## Directions
Set down each line of the data below exactly as it stands, dropping the pictures.
--------------------------------------------------
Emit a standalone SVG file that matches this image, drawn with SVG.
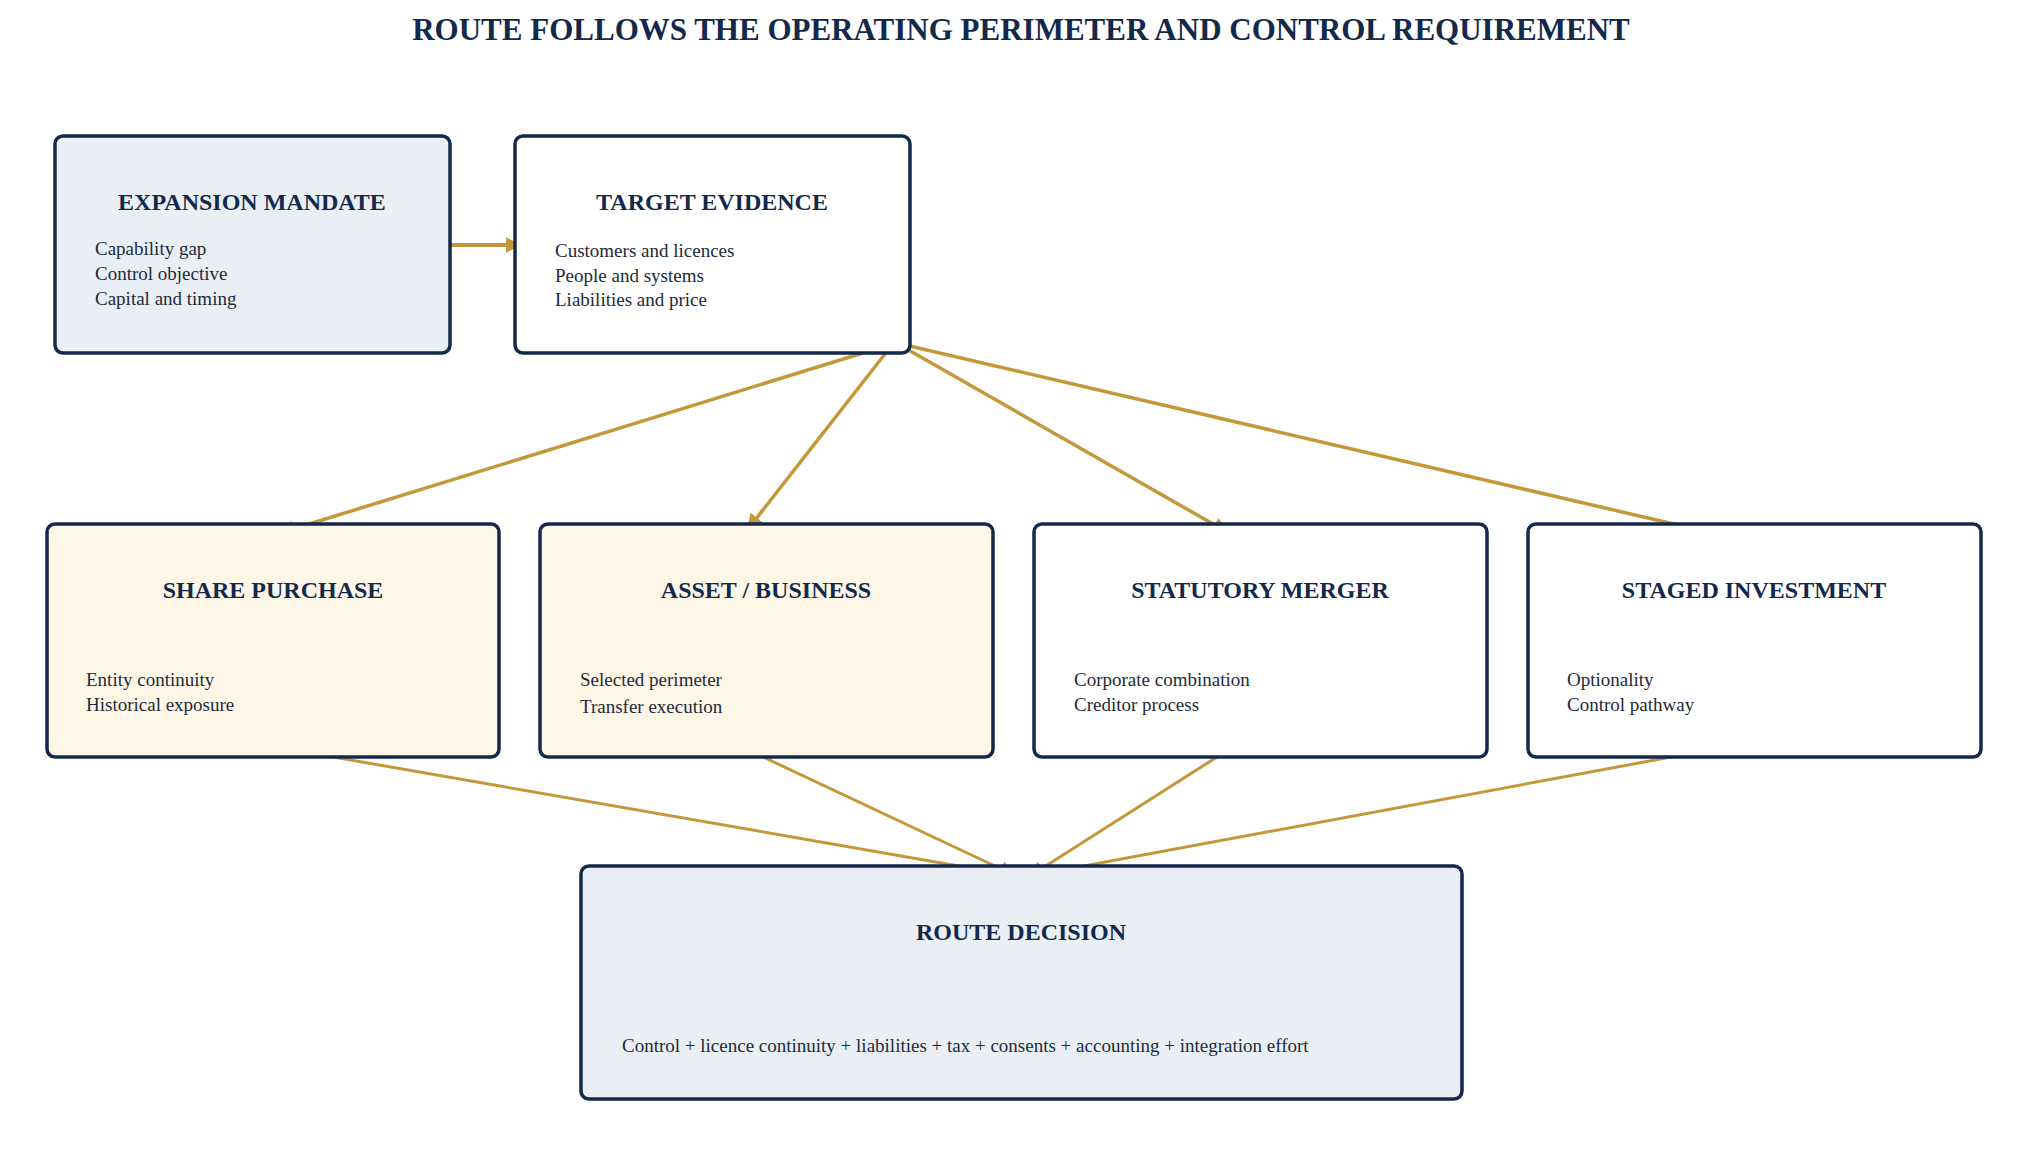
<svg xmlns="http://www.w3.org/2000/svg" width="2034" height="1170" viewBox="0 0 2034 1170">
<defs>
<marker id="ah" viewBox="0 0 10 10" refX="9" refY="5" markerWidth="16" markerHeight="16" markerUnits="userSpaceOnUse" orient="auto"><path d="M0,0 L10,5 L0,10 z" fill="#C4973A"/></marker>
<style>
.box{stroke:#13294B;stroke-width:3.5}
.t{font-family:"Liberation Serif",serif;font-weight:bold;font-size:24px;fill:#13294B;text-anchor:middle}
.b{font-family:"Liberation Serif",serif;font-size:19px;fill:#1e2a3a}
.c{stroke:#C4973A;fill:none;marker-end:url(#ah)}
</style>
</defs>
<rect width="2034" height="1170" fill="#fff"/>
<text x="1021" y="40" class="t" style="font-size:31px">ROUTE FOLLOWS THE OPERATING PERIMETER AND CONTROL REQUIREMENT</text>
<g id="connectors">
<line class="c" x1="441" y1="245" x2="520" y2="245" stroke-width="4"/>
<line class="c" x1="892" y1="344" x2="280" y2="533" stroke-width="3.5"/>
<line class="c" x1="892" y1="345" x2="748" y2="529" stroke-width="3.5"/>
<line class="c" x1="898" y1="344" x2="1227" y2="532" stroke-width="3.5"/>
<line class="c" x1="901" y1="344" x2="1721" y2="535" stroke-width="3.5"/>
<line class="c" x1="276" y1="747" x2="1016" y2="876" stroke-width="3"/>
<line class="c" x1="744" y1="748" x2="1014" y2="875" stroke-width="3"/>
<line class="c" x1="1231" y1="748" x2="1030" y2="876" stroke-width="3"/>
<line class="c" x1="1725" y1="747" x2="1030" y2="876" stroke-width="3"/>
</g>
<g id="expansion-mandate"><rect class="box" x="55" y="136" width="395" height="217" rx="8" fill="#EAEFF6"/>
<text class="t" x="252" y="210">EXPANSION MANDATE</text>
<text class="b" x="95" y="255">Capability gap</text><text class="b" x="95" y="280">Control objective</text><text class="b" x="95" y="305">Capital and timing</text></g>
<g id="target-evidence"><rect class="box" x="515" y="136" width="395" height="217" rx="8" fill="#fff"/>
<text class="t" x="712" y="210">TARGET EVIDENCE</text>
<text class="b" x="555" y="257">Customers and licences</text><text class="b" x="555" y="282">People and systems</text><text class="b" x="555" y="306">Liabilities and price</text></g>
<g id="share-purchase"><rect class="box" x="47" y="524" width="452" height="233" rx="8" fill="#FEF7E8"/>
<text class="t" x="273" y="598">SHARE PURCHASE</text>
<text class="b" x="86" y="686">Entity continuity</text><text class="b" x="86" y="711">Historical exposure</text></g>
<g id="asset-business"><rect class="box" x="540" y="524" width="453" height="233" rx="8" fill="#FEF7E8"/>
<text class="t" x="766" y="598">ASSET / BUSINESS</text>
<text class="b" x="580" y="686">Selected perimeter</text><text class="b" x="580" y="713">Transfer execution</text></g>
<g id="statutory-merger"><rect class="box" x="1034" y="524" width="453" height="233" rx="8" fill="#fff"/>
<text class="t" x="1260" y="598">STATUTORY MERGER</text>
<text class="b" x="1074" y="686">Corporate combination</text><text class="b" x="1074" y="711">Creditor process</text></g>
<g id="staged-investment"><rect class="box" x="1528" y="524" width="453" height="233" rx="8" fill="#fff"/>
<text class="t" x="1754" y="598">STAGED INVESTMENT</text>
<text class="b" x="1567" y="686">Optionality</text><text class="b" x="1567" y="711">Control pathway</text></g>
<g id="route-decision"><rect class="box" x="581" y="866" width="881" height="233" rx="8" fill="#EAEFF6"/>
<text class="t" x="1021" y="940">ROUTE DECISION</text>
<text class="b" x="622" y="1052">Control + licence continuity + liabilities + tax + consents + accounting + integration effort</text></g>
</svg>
--------------------------------------------------
## Exercise output
Emit a standalone SVG file that matches this image, drawn with SVG.
<svg xmlns="http://www.w3.org/2000/svg" width="2034" height="1170" viewBox="0 0 2034 1170">
<defs>
<marker id="ah" viewBox="0 0 10 10" refX="9" refY="5" markerWidth="16" markerHeight="16" markerUnits="userSpaceOnUse" orient="auto"><path d="M0,0 L10,5 L0,10 z" fill="#C4973A"/></marker>
<style>
.box{stroke:#13294B;stroke-width:3.5}
.t{font-family:"Liberation Serif",serif;font-weight:bold;font-size:24px;fill:#13294B;text-anchor:middle}
.b{font-family:"Liberation Serif",serif;font-size:19px;fill:#1e2a3a}
.c{stroke:#C4973A;fill:none;marker-end:url(#ah)}
</style>
</defs>
<rect width="2034" height="1170" fill="#fff"/>
<text x="1021" y="40" class="t" style="font-size:31px">ROUTE FOLLOWS THE OPERATING PERIMETER AND CONTROL REQUIREMENT</text>
<g id="connectors">
<line class="c" x1="441" y1="245" x2="520" y2="245" stroke-width="4"/>
<line class="c" x1="892" y1="344" x2="280" y2="533" stroke-width="3.5"/>
<line class="c" x1="892" y1="345" x2="748" y2="529" stroke-width="3.5"/>
<line class="c" x1="898" y1="344" x2="1227" y2="532" stroke-width="3.5"/>
<line class="c" x1="901" y1="344" x2="1721" y2="535" stroke-width="3.5"/>
<line class="c" x1="276" y1="747" x2="1016" y2="876" stroke-width="3"/>
<line class="c" x1="744" y1="748" x2="1014" y2="875" stroke-width="3"/>
<line class="c" x1="1231" y1="748" x2="1030" y2="876" stroke-width="3"/>
<line class="c" x1="1725" y1="747" x2="1030" y2="876" stroke-width="3"/>
</g>
<g id="expansion-mandate"><rect class="box" x="55" y="136" width="395" height="217" rx="8" fill="#EAEFF6"/>
<text class="t" x="252" y="210">EXPANSION MANDATE</text>
<text class="b" x="95" y="255">Capability gap</text><text class="b" x="95" y="280">Control objective</text><text class="b" x="95" y="305">Capital and timing</text></g>
<g id="target-evidence"><rect class="box" x="515" y="136" width="395" height="217" rx="8" fill="#fff"/>
<text class="t" x="712" y="210">TARGET EVIDENCE</text>
<text class="b" x="555" y="257">Customers and licences</text><text class="b" x="555" y="282">People and systems</text><text class="b" x="555" y="306">Liabilities and price</text></g>
<g id="share-purchase"><rect class="box" x="47" y="524" width="452" height="233" rx="8" fill="#FEF7E8"/>
<text class="t" x="273" y="598">SHARE PURCHASE</text>
<text class="b" x="86" y="686">Entity continuity</text><text class="b" x="86" y="711">Historical exposure</text></g>
<g id="asset-business"><rect class="box" x="540" y="524" width="453" height="233" rx="8" fill="#FEF7E8"/>
<text class="t" x="766" y="598">ASSET / BUSINESS</text>
<text class="b" x="580" y="686">Selected perimeter</text><text class="b" x="580" y="713">Transfer execution</text></g>
<g id="statutory-merger"><rect class="box" x="1034" y="524" width="453" height="233" rx="8" fill="#fff"/>
<text class="t" x="1260" y="598">STATUTORY MERGER</text>
<text class="b" x="1074" y="686">Corporate combination</text><text class="b" x="1074" y="711">Creditor process</text></g>
<g id="staged-investment"><rect class="box" x="1528" y="524" width="453" height="233" rx="8" fill="#fff"/>
<text class="t" x="1754" y="598">STAGED INVESTMENT</text>
<text class="b" x="1567" y="686">Optionality</text><text class="b" x="1567" y="711">Control pathway</text></g>
<g id="route-decision"><rect class="box" x="581" y="866" width="881" height="233" rx="8" fill="#EAEFF6"/>
<text class="t" x="1021" y="940">ROUTE DECISION</text>
<text class="b" x="622" y="1052">Control + licence continuity + liabilities + tax + consents + accounting + integration effort</text></g>
</svg>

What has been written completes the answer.